A partire da qui, senza rinunciare alla tradizione trinitaria della Chiesa, Queiruga ha sottolineato quello che potremmo chiamare un "binitarismo messianico" (Dio e Gesù), ma riferito sempre allo Spirito che agisce anche nelle altre religioni, in un cammino storico in cui si integra l’in-sieme dell’umanità. In questo modo, implicitamente, si apre una porta per uno studio diverso delle questioni che la teologia cristiana ha posto in termini trinitari. In base alla visione di Queiruga, il grande problema non è la soluzione del tema dell’unità e trinità di Dio, ma il tema della sua rivelazione positiva e salvatrice all’interno di una umanità che appare minacciata dalla sofferenza e dalla morte.

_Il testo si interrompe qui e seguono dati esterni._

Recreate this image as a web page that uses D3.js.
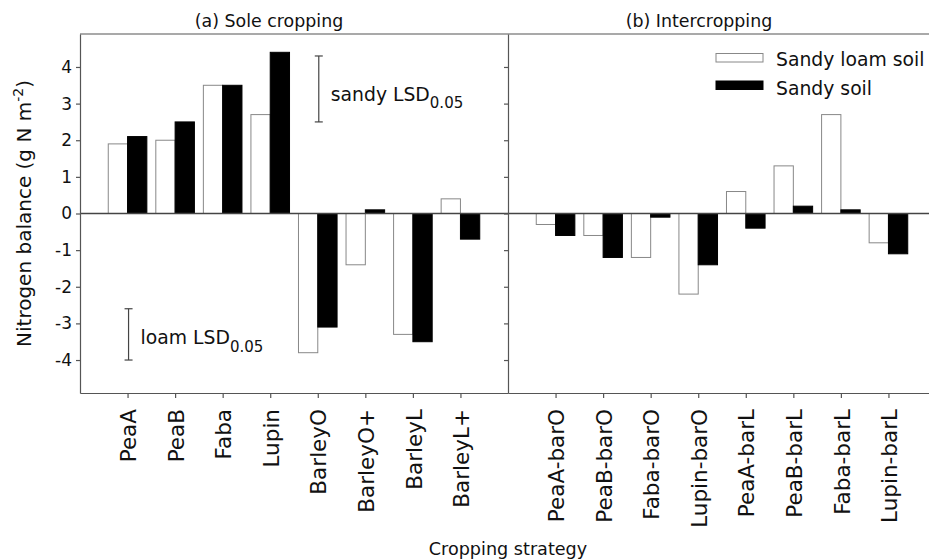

Su un piano generale, Queiruga è un testimone della bontà creatrice di Dio che si manifesta come fonte di a-more nelle religioni e, più profondamente, nel cristianesimo. In questa linea, egli ha voluto superare la visione di un Dio violento e vendicativo, che sarebbe contrario alla felicità dell’uomo. Certamente il male esiste, perché è una conseguenza della finitezza (e, in un certo senso, della stessa malvagità degli uomini nella storia). Ma il bene della vita e dell’uomo è maggiore di tutti i mali. In questa linea, Queiruga ha costruito una teologia ottimista e impegnata, al servizio della vita umana che, a suo giudizio, è segno ad espressione di Dio che si va manifestando nella vita degli uomini.

Una testimonianza di questa rivelazione e della speranza di futuro della storia viene dallo sforzo di continuare ad aprire la strada alle diverse religioni che devono dialogare fra di loro, per fecondarsi mutuamente. In questa prospettiva di apertura universale e di speranza di salvezza, Queiruga ha voluto essere un testimone della rivelazione cristiana. Alcuni "famosi" teologi spagnoli hanno condannato già Queiruga o hanno avanzato forti dubbi sulla sua teologia. Prima di affrontare i presupposti e i sentieri del suo pensiero, sarebbe opportuno collocarsi al centro di una ragione moderna, che è assolutamente in grado di dialogare con il vangelo.